- Born: Myrta Jane Pulliam June 20, 1947 (age 78) Indianapolis, Indiana, U.S.
- Parent(s): Eugene S. Pulliam Jane Bleecker
- Relatives: Eugene C. Pulliam (grandfather) Dan Quayle (cousin)

= Myrta Pulliam =

American journalist (born 1947)

Myrta Jane Pulliam (born June 20, 1947) is an American journalist.

==Biography==
Pulliam was born in Indianapolis, Indiana. She is the granddaughter of Eugene C. Pulliam, the former publisher of The Indianapolis Star, and the daughter of Eugene S. Pulliam, Star publisher from 1975 to 1999. Pulliam has worked as a journalist in Indianapolis and in Phoenix.

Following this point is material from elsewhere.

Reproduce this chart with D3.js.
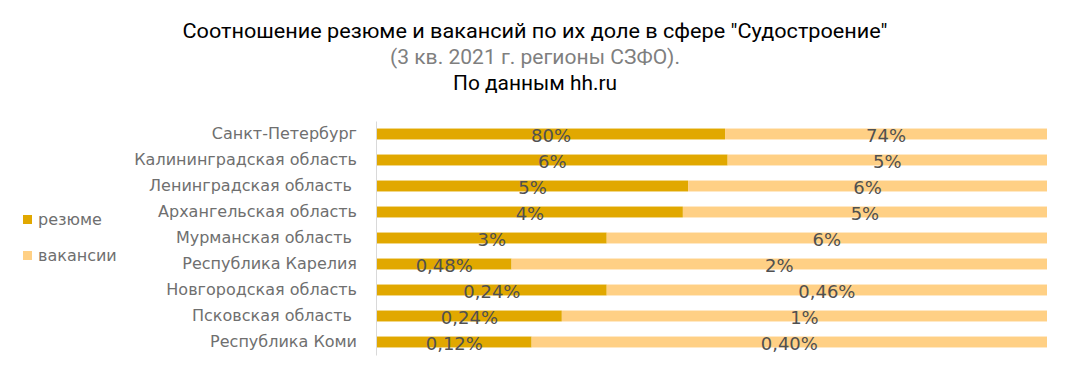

A co-founder of Investigative Reporters and Editors, Inc., Pulliam is also a past board member.

Pulliam is a cousin of former Vice President Dan Quayle and a first cousin, once removed, of former U.S. representative Ben Quayle. Her niece is the Washington Post journalist Sarah Pulliam Bailey. Pulliam has served on the Board of Trustees of DePauw University and Newfields.

==Awards==
Pulliam worked on a 1974 Star series that uncovered "local police corruption and dilatory law enforcement, resulting in a cleanup of both the Police Department and the office of the County Prosecutor." It was awarded the Pulitzer Prize for Local Investigative Specialized Reporting, in 1975.